Ineffective war crime prosecution


  • Ineffective deterrent against war crimes
  • Inadequate punishment of war criminals
  • Unconvicted war criminals

Nature

War crimes cannot be deterred by the threat of prosecution against individual perpetrators. War criminals and people who commit crimes against humanity frequently find refuge in countries where legal, political or social conditions offer them safety. In the four decades since the end of the Second World War, preliminary or criminal proceedings have been initiated against thousands of persons believed to have taken part in Nazi crimes, but in the majority of cases the proceedings did not end with convictions either because the suspects were not extradited back to Europe, or there was insufficient evidence against them.

Background

The measures of punishment that may be used against war criminals were set forth in the statutes of the International Military Tribunals (1945-1946 and 1946-1948) as well as in the law of the Control Council of Germany (1945). The Convention on the Non-applicability of Statutory Limitations to War Crimes has been in force since 1970. Despite these instruments, crimes of declared and undeclared wars are known since 1954 but have mainly been unpunished. The trials and sentences of 24 Nazi defendants in Nuremberg in 1945-1946 were provided on ex post facto grounds, no firm legal precedent having been established, and are not universally regarded by international jurists as having certain legal effect. This is not to say that they cannot be invoked, and other instruments have been proposed - such as the International Law Commission's Code of War Offences, prepared in 1954.

Incidence

War criminals are known to reside in the UK and Canada where local courts do not have the jurisdiction to prosecute war criminals from World War II. They reside in countries in Latin America where frequently they are effectively immune from detection or have political influence.

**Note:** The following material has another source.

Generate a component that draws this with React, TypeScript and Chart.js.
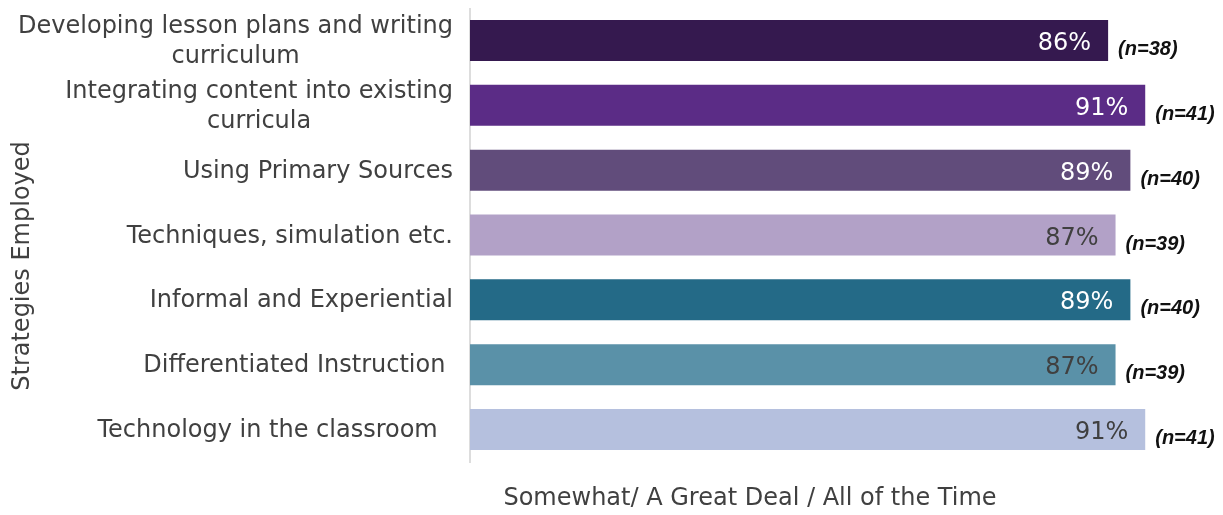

At the end of W.W.II, the US actively sought out the scientists of Nazi Germany, and from Japan (unit 731, the Ishii unit). Certain generals decided that it was much more important to have the information that these scientists derived from the torturous experiments that each committed against the subjected, conquered populations of the regions they'd occupied, and on some of the prisoners of war, than to try them for war crimes. The US brought hundreds of these scientists to the US, or hid them under the auspices of the allied occupation forces, and allowed them to remain free. Some went on to positions of extreme power and wealth in exchange for the results of their insidious research programs.

Claim

  1. International treaties to prevent war crimes are unenforceable unless individuals can be prosecuted. If treaties are not effective in this sense, nations may indulge in indiscriminate reprisals during and after conflict. Personal responsibility for war crimes is therefore a doctrine in which every field combatant, in every service and in every grade and rank, should be instructed; and such responsibility extends further, through headquarters and chains of command. A government which does not prosecute its own perpetrators of crime during war may itself be criminal. The My Lai massacre in Korea led to the 1969 prosecution of an American officer by his superiors, and there may have been less publicized prosecutions elsewhere since the Second World War. Inadequate punishment, however, may leave superior officers liable in the eyes of the enemy, as well as in the view of world justice; and the invocation of the Nuremberg precedent remains possible in such cases.

  2. War crimes are among the grossest of human rights violations. However in any dispute the response to them changes in the final stages of the conflict. Priorities change and moral absolutes lose their sharp edge. Rights violations that earlier seemed totally unacceptable and deserving of the most rigorous condemnation start to be candidates for reassessment at the bargaining table. But such crimes cannot be left unexamined without mocking justice in places where they were committed and without inviting repetition of such violations in other locations.

Counter claim

  1. Regardless of whether defendants can be compelled to stand trial, indictment alone is a sanction against the accused. An indictment and the resulting arrest warrant turns the individual into a political pariah, subject to immediate detention on leaving his or her country of origin.

  2. Trials of enemy officers are a mask for summary execution. Their very possibility aggravates cruelty in the conduct of wars as no concept of decency and honour on the battlefield is left.